Over two thousand years ago one man voluntarily gave His life for all the world. In Romans 5:7-8 we read “For scarcely for a righteous man will one die; yet perhaps for a good man, someone would even dare to die. But God demonstrates His own love toward us, in that while we were still sinners, Christ died for us.” Our hope of eternal life was purchased by the blood of the Holy Son of God. This is something that I will choose to remember and never forget.
On April 19, 1775, in Lexington Massachusetts the first battle of the Revolutionary War took place. When the shooting ended and the smoke cleared, eight brave patriots lay dead. Their blood would join with the blood of many others as a priceless sacrifice to purchase our liberty.
Beginning with the eight men who died that day, about 3 million Americans have given their lives in the service of this great Nation. When I see the blood-red stripes on Old Glory, I am reminded that I must always remember and never forget the soldiers who died so that I might be free.
3 million is not just a number. It is a 19-year-old boy who will never see 20. It is a young father who will never hold his daughter. It is a young wife weeping over a flag-draped coffin. It is a mother hugging a folded flag to her breast. It is an old man burying his pride and joy. It is the sound of taps floating over the hills and valleys of this great land. It is a reminder that while freedom is a gift from God, it is not free. I will always remember and never forget that my freedom was purchased with the blood of American soldiers.

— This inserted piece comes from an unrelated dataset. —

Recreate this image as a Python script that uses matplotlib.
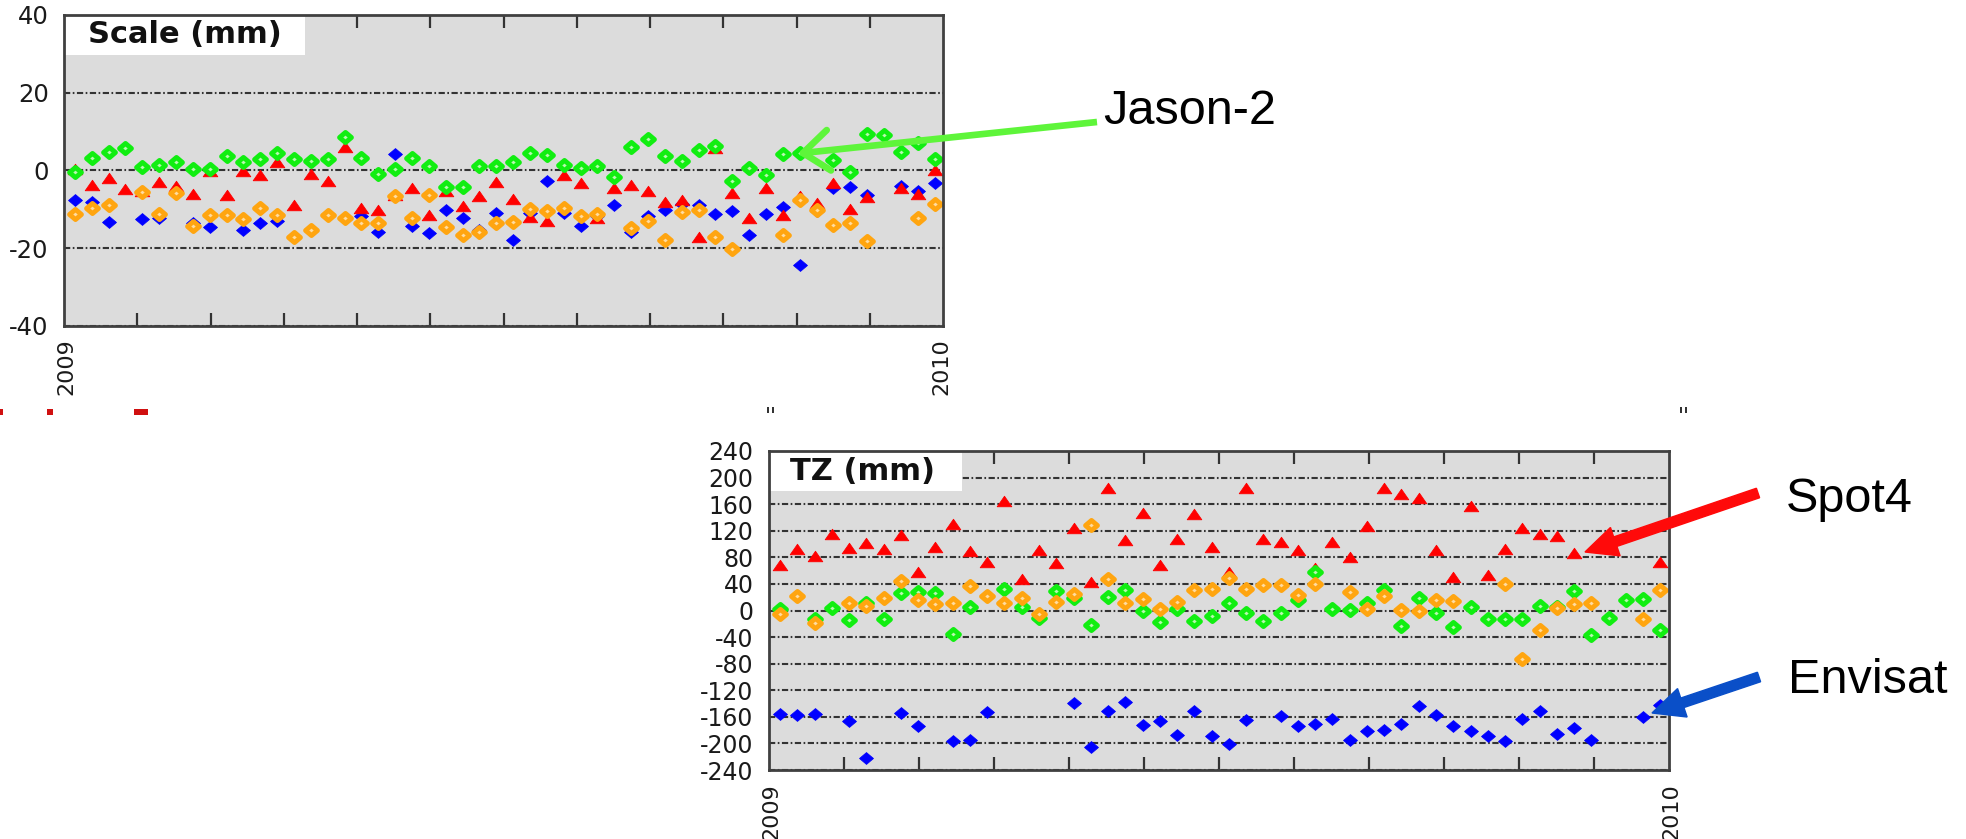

Abraham Lincoln once said, “ Any nation that does not honor its heroes will not long endure.” As Christians, we must honor Jesus who gave His life that we might live. As Americans, we must honor those who died so that we might live in freedom. On Memorial Day we are reminded to always remember and never forget that our God-given rights of Life, Liberty, and the Pursuit of Happiness have been sealed by the blood of many great American heroes.